Over the years, bone conduction has been a way for people to listen to music or take phone calls using a headset, without relying on earpieces. Instead of transmitting sound through the air, bone conduction devices instead contact specific points on a user's head, sending sound into the skull and through to the ear, where the vibrations are translated into sound.

Such systems have their benefits, for example by enabling the ear canals to be free and allowing users to hear their environment at the same time as audio from the device. It is also useful in some cases where there is damage to the ear that prevents normal headphone or earphone use. It also helps in situations where air-based methods like speakers fail, such as if a user is underwater.

There are some drawbacks to bone conduction that limits its utility, with the first being its ability to work at high frequencies. While human hearing typically ranges from 20 Hertz to 20,000 Hz, bone conduction is only really effective at sub-4,000Hz levels, with audio quality deteriorating at higher Hertz ranges.

The fact that it needs contact with the head is also an issue, as it can tickle the user at high intensities, making it uncomfortable to wear.

In a patent granted to Apple on Tuesday by the US Patent and Trademark Office titled "Multipath audio stimulation using audio compressors," Apple suggests the issues with bone conduction could be mitigated, in part through the support of standard air conduction methods.

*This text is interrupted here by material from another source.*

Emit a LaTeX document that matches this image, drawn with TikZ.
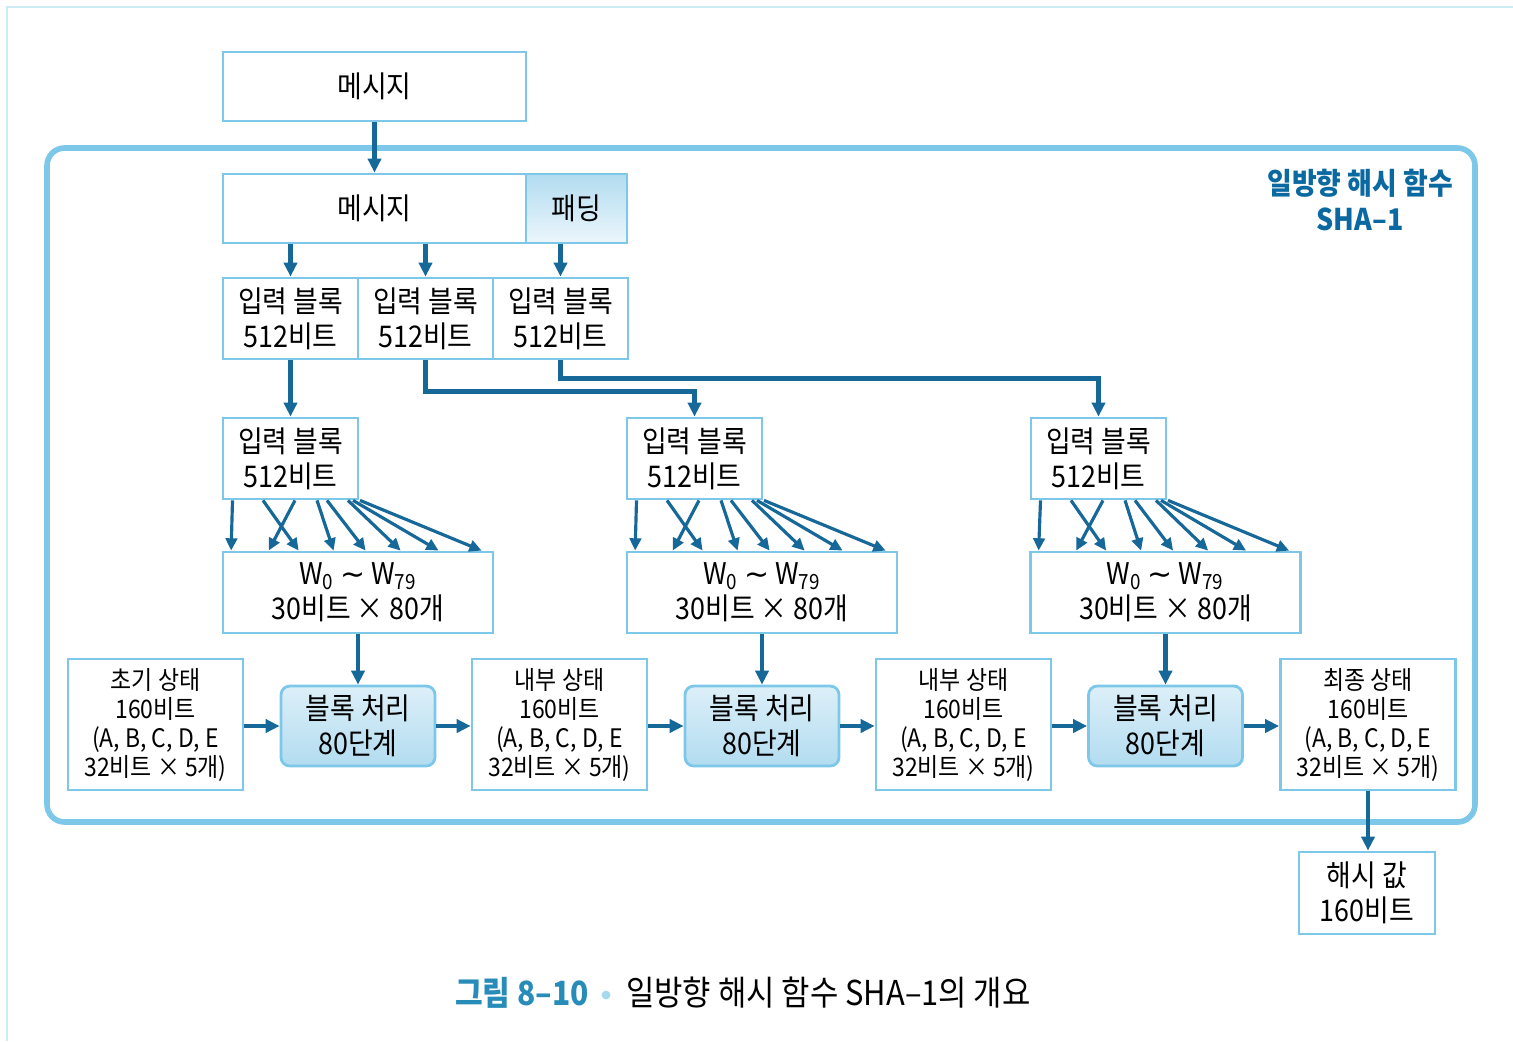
\documentclass[tikz,border=0pt]{standalone}
\usepackage{fontspec}
\setmainfont{Noto Sans CJK KR}[FakeStretch=0.9]
\newfontfamily\symfont{DejaVu Sans}
\usepackage{tikz}
\usetikzlibrary{positioning,arrows.meta,calc}
\definecolor{boxblue}{RGB}{125,200,232}
\definecolor{arrowblue}{RGB}{22,104,152}
\definecolor{procfill}{RGB}{178,220,240}
\definecolor{titleblue}{RGB}{10,105,160}
\definecolor{capblue}{RGB}{40,140,185}
\definecolor{pageline}{RGB}{205,235,245}
\newcommand{\wrange}{W\textsubscript{0} {\symfont ∼} W\textsubscript{79}}

\begin{document}
\begin{tikzpicture}[x=0.02cm,y=-0.02cm,
  box/.style={draw=boxblue,line width=1.6pt,inner sep=0pt,align=center,font=\fontsize{17}{20}\selectfont},
  procbox/.style={box,rounded corners=5pt,top color=procfill!45,bottom color=procfill},
  statebox/.style={box,font=\fontsize{14.5}{16.5}\selectfont},
  arr/.style={draw=arrowblue,line width=2.4pt,-{Triangle[length=8pt,width=7.5pt]}},
  fan/.style={draw=arrowblue,line width=1.8pt,-{Triangle[length=7pt,width=6.5pt]}}
]
\useasboundingbox (0,0) rectangle (1513,1041);
\draw[pageline,line width=1pt] (7,1041) -- (7,7) -- (1513,7);

% outer frame of the hash function
\draw[boxblue,line width=3.2pt,rounded corners=10pt] (47,148) rectangle (1475,822);
\node[align=center,text=titleblue,font=\fontsize{17}{21}\selectfont\bfseries] (title) at (1360,200) {일방향 해시 함수\\SHA–1};

% message and padding
\node[box,minimum width=6.06cm,minimum height=1.38cm] (msg) at (374.5,86.5) {메시지};
\node[box,minimum width=6.06cm,minimum height=1.38cm] (msgpad) at (374.5,208.5) {메시지};
\node[box,minimum width=2.02cm,minimum height=1.38cm,top color=procfill,bottom color=procfill!25] (pad) at (576.5,208.5) {패딩};

% input blocks
\node[box,minimum width=2.7cm,minimum height=1.62cm] (in1) at (290.5,318.5) {입력 블록\\512비트};
\node[box,minimum width=2.7cm,minimum height=1.62cm] (in2) at (425.5,318.5) {입력 블록\\512비트};
\node[box,minimum width=2.7cm,minimum height=1.62cm] (in3) at (560.5,318.5) {입력 블록\\512비트};

\node[box,minimum width=2.7cm,minimum height=1.62cm] (blk1) at (290.5,458.5) {입력 블록\\512비트};
\node[box,minimum width=2.7cm,minimum height=1.62cm] (blk2) at (694.5,458.5) {입력 블록\\512비트};
\node[box,minimum width=2.7cm,minimum height=1.62cm] (blk3) at (1098.5,458.5) {입력 블록\\512비트};

% words
\node[box,minimum width=5.4cm,minimum height=1.62cm] (w1) at (358,592.5) {\wrange\\30비트 × 80개};
\node[box,minimum width=5.4cm,minimum height=1.62cm] (w2) at (762,592.5) {\wrange\\30비트 × 80개};
\node[box,minimum width=5.4cm,minimum height=1.62cm] (w3) at (1165.5,592.5) {\wrange\\30비트 × 80개};

% block processing
\node[procbox,minimum width=3.08cm,minimum height=1.6cm] (proc1) at (358,726) {블록 처리\\80단계};
\node[procbox,minimum width=3.08cm,minimum height=1.6cm] (proc2) at (762,726) {블록 처리\\80단계};
\node[procbox,minimum width=3.08cm,minimum height=1.6cm] (proc3) at (1165.5,726) {블록 처리\\80단계};

% states
\node[statebox,minimum width=3.5cm,minimum height=2.62cm] (st0) at (155.5,724.5) {초기 상태\\160비트\\(A, B, C, D, E\\32비트 × 5개)};
\node[statebox,minimum width=3.5cm,minimum height=2.62cm] (st1) at (559.5,724.5) {내부 상태\\160비트\\(A, B, C, D, E\\32비트 × 5개)};
\node[statebox,minimum width=3.5cm,minimum height=2.62cm] (st2) at (963.5,724.5) {내부 상태\\160비트\\(A, B, C, D, E\\32비트 × 5개)};
\node[statebox,minimum width=3.5cm,minimum height=2.62cm] (st3) at (1368,724.5) {최종 상태\\160비트\\(A, B, C, D, E\\32비트 × 5개)};

\node[box,minimum width=2.72cm,minimum height=1.64cm] (hash) at (1367,893) {해시 값\\160비트};

% connectors
\draw[arr] (msg) -- (msgpad);
\draw[arr] (in1 |- msgpad.south) -- (in1.north);
\draw[arr] (in2 |- msgpad.south) -- (in2.north);
\draw[arr] (in3 |- pad.south) -- (in3.north);
\draw[arr] (in1) -- (blk1);
\draw[arr] (in2.south) -- ++(0,31) -| (blk2.north);
\draw[arr] (in3.south) -- ++(0,18) -| (blk3.north);

\foreach \i in {1,2,3} {
  \foreach \a/\b in {-58/9.5,-27.5/77,4.5/47,26.5/112,36.5/144,57.5/179,62.5/217,69.5/260}
    \draw[fan] ($(blk\i.south)+(\a,0)$) -- ($(w\i.north west)+(\b,0)$);
  \draw[arr] (w\i) -- (proc\i);
}

\draw[arr] (st0.east |- proc1) -- (proc1.west);
\draw[arr] (proc1.east) -- (st1.west |- proc1);
\draw[arr] (st1.east |- proc2) -- (proc2.west);
\draw[arr] (proc2.east) -- (st2.west |- proc2);
\draw[arr] (st2.east |- proc3) -- (proc3.west);
\draw[arr] (proc3.east) -- (st3.west |- proc3);
\draw[arr] (st3.south) -- (st3.south |- hash.north);

% caption
\node[text=capblue,font=\fontsize{19}{22}\selectfont\bfseries] (fignum) at (522,993) {그림 8–10};
\node[circle,fill=boxblue!70,inner sep=0pt,minimum size=5pt] (dot) at (606,995) {};
\node[anchor=west,font=\fontsize{19.5}{22}\selectfont] (caption) at (620,993) {일방향 해시 함수 SHA–1의 개요};
\end{tikzpicture}
\end{document}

An example of a headset that incorporates bone conduction with normal earphone usage. An example of a headset that incorporates bone conduction with normal earphone usage.

The plan involves two general areas of attack, covering audible ranges and compression.

Audio signals are filtered into three categories, consisting of high-frequency components, mid-frequency components, and low-frequency components. The mid-frequency and low-frequency components are then processed using compressors to reduce the dynamic range, and then put together into a combined component.

This combined signal is then sent through the user's skull using bone conduction, due to consisting of low-frequency and mid-frequency signals within its range of utility. The high-frequency component, which wouldn't be effective when sent through bone conduction, is instead sent through the air to the ear as normal.

Both bone conduction and a speaker combined could cover a full audio range for the user. Both bone conduction and a speaker combined could cover a full audio range for the user.

Apple does suggest that the air conduction system is constructed in such a way that it does not block the ear canal from other audio sources, namely it would still allow the user to hear the environment.

The result is a system where the user has the benefits of bone conduction over the environmental audio, while still receiving the benefits of the full audio range by receiving high-frequency sounds via another method. In cases where the environmental audio may drown out the high-frequency sound, users would still get the mid- and low-frequency signals via bone conduction.

The filing lists its inventor as Tomlinson Holman, and was initially filed on May 25, 2018.

This is not the first time Apple has looked at using bone conduction technology. Patent filings from 2014 and 2015 indicate it was looking into wireless earphones using bone conduction. Despite the years of work, Apple has yet to introduce some form of bone-conducting product, but the existence of its AirPods lineup seems like a suitable candidate for the technology's use.